Novelliste de génie, l’écrivain japonais Haruki Murakami est cité depuis au moins deux décennies comme l’un des plus sérieux favoris au Prix Nobel de littérature. Il s’est imposé dans ce créneau particulier comme l’un des plus dignes héritiers d’Edgar Poe, Dino Buzzati et Roald Dahl par sa capacité à aller à l’essentiel en quelques pages, avec un goût prononcé pour les cultures étrangères et plus particulièrement la civilisation européenne. Son œuvre n’a pourtant guère inspiré au cinéma que peu de films marquants, à l’exception notable de Burning (2018) de Lee Chang-dong et Drive My Car (2021) de Ryûsuke Hamaguchi. Le cinéaste Pierre Földes a sélectionné plusieurs nouvelles qu’il va parfois jusqu’à enchevêtrer en choisissant pour épicentre le tsunami dévastateur de 2011 et les traumatismes durables qu’il a engendrés. Un tremblement de terre et un raz de marée qui suscitent dans ce film d’animation des réactions exacerbées et engendrent des phénomènes étranges. Saules aveugles, femme endormie (Belfond, 2008) est un recueil dont le titre reflète la poésie parfois à la lisière du surréalisme. Le film puise toutefois son inspiration dans deux autres ouvrages de l’auteur, tant ses écrits se répondent et résonnent avec une rare cohérence.
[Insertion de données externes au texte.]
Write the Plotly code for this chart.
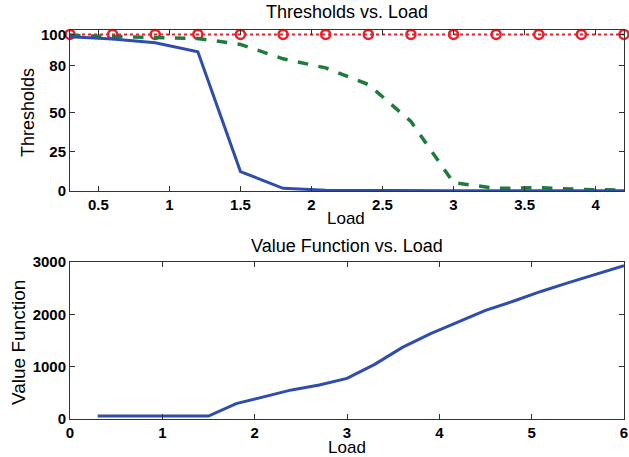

Il regroupe en fait divers textes dont les titres reflètent la singularité : Crapaudin sauve Tokyo, Un ovni a atterri à Kushiro, Le jour de ses vingt ans, Le petit grèbe, Saules aveugles femme endormie, L’oiseau à ressort et Les femmes du mardi.





Fils d’un autre réalisateur de talent, le pionnier de l’animation informatique d’origine hongroise Peter Földes (1924-1977), prix du jury du court métrage à Cannes en 1974 pour Hunger et César du meilleur court métrage d’animation en 1978 pour Rêve, Pierre Földes est un transfuge de la musique. C’est sans doute ce qui lui confère un sens du tempo qui fait d’autant plus merveille dans Saules aveugles, femme endormie qu’il va de pair avec d’autres partis pris esthétiques assumés : de rares mouvements de caméra, des plans fixes, des décors parfois esquissés, des protagonistes assez peu nombreux, des personnages secondaires délibérément traités comme des ombres sinon des spectres et quelques passerelles entre ces différents groupes humains. Face à ce spectacle d’une rare élégance et à ses échappées dans un monde alternatif où l’irrationnel s’immisce en plein cœur du quotidien, les sentiments les plus multiples nous submergent. La mise en scène nous entraîne dans un univers aussi mystérieux qu’exotique où règnent l’étrange et le merveilleux, mais aussi le cocasse et la mélancolie. Le tout en compagnie d’une grenouille de deux mètres de haut, d’un lombric géant et d’autres figures symboliques qui constituent un bestiaire fantastique, au propre comme au figuré. Avec une spécificité notoire pour un film d’animation : celui-ci s’adresse en priorité aux adolescents et aux adultes… surtout s’ils sont parvenus à conserver intacte leur âme d’enfants et toute leur capacité à s’émerveiller.